In the course of his ensuing adventures Bardelys administers two savage beatings, one to his own faithful servant for telling tales, while suffering no scruples about running to tell tales of his own. He also has rather a tiresome habit of vowing to confess his deceits and then funking it at the last moment. But the plotting is masterly, a new twist or turn coming up just before the story can flag, and a redemptive moral really does emerge quite movingly. The danger and hardship and true love Bardelys encounters on his ignoble quest act as purifying agents. At the end he is a finer man – as, at his end is de Chatellerault.

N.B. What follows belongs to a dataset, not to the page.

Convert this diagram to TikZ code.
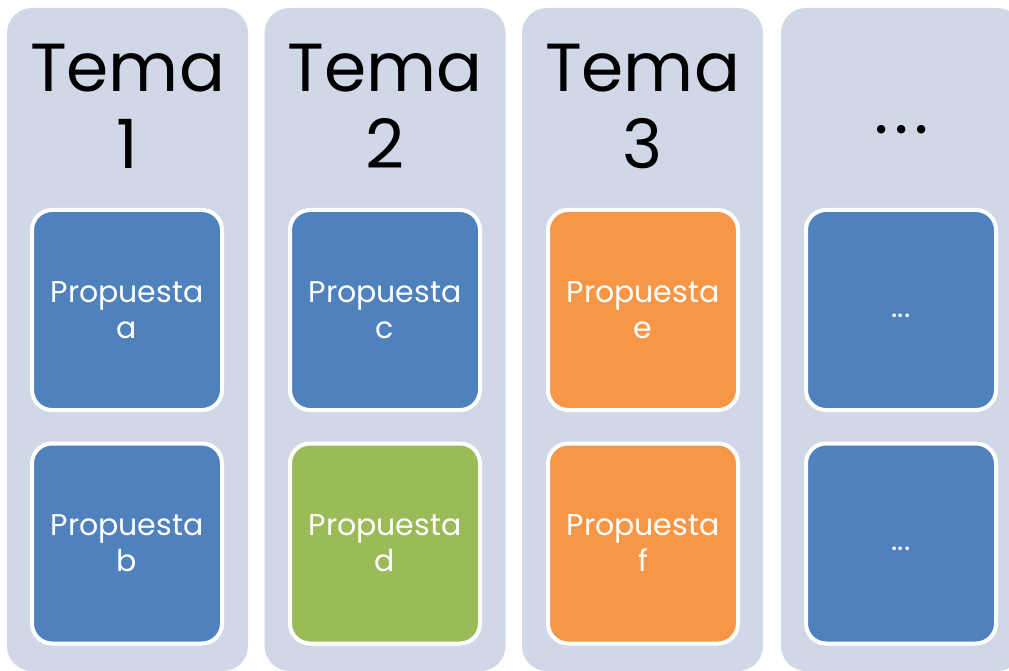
\documentclass[tikz,border=0pt]{standalone}
\usepackage{fontspec}
\setmainfont{Poppins}
\definecolor{fondo}{RGB}{208,216,232}
\definecolor{azul}{RGB}{79,129,189}
\definecolor{verde}{RGB}{155,187,89}
\definecolor{naranja}{RGB}{247,150,70}

\begin{document}
\begin{tikzpicture}[x=1pt, y=-1pt,
    columna/.style={fill=fondo, rounded corners=25pt},
    tema/.style={align=center, font=\fontsize{68}{77}\selectfont},
    propuesta/.style={draw=white, line width=4pt, rounded corners=20pt, minimum width=190pt, minimum height=200pt, inner sep=0pt, text=white, align=center, font=\fontsize{30}{36}\selectfont}]

    \useasboundingbox (0,0) rectangle (1009,671);

    %columnas
    \fill[columna] (7,8) rectangle (248,671);
    \fill[columna] (264.5,8) rectangle (505.5,671);
    \fill[columna] (522,8) rectangle (763,671);
    \fill[columna] (781,8) rectangle (1022,671);

    %temas
    \node[tema] (t1) at (127.5,106) {Tema\\1};
    \node[tema] (t2) at (385,106) {Tema\\2};
    \node[tema] (t3) at (642.5,106) {Tema\\3};
    \node[tema, anchor=base] (t4) at (901.5,134) {.\kern6pt.\kern6pt.};

    %propuestas
    \node[propuesta, fill=azul] (pa) at (127,310) {Propuesta\\a};
    \node[propuesta, fill=azul] (pb) at (127,543.5) {Propuesta\\b};
    \node[propuesta, fill=azul] (pc) at (385,310) {Propuesta\\c};
    \node[propuesta, fill=verde] (pd) at (385,543.5) {Propuesta\\d};
    \node[propuesta, fill=naranja] (pe) at (643,310) {Propuesta\\e};
    \node[propuesta, fill=naranja] (pf) at (643,543.5) {Propuesta\\f};
    \node[propuesta, fill=azul] (pg) at (901,310) {\strut...};
    \node[propuesta, fill=azul] (ph) at (901,543.5) {\strut...};

\end{tikzpicture}
\end{document}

The largest claim Jack Adrian makes for Sabatini is that he gave the historical novel a new lease of life. If he is referring to the period of Sabatini’s great success, in the Twenties and Thirties, he is right, in that this bonanza inspired a host of emulators. Pirate tales and French Revolution escapades proliferated. But surely there were plenty of able practitioners whose careers overlapped the early years of Sabatini’s, notably Weyman, Maurice Hewlett and my favourite, the Arthur Conan Doyle of the Brigadier Gerard stories and The White Company. As Adrian and Michael Cox’s Oxford Book of Historical Stories may confirm in due course, I suspect that there has been a continuous tradition from the great Victorians right through to Patrick O’Brian today.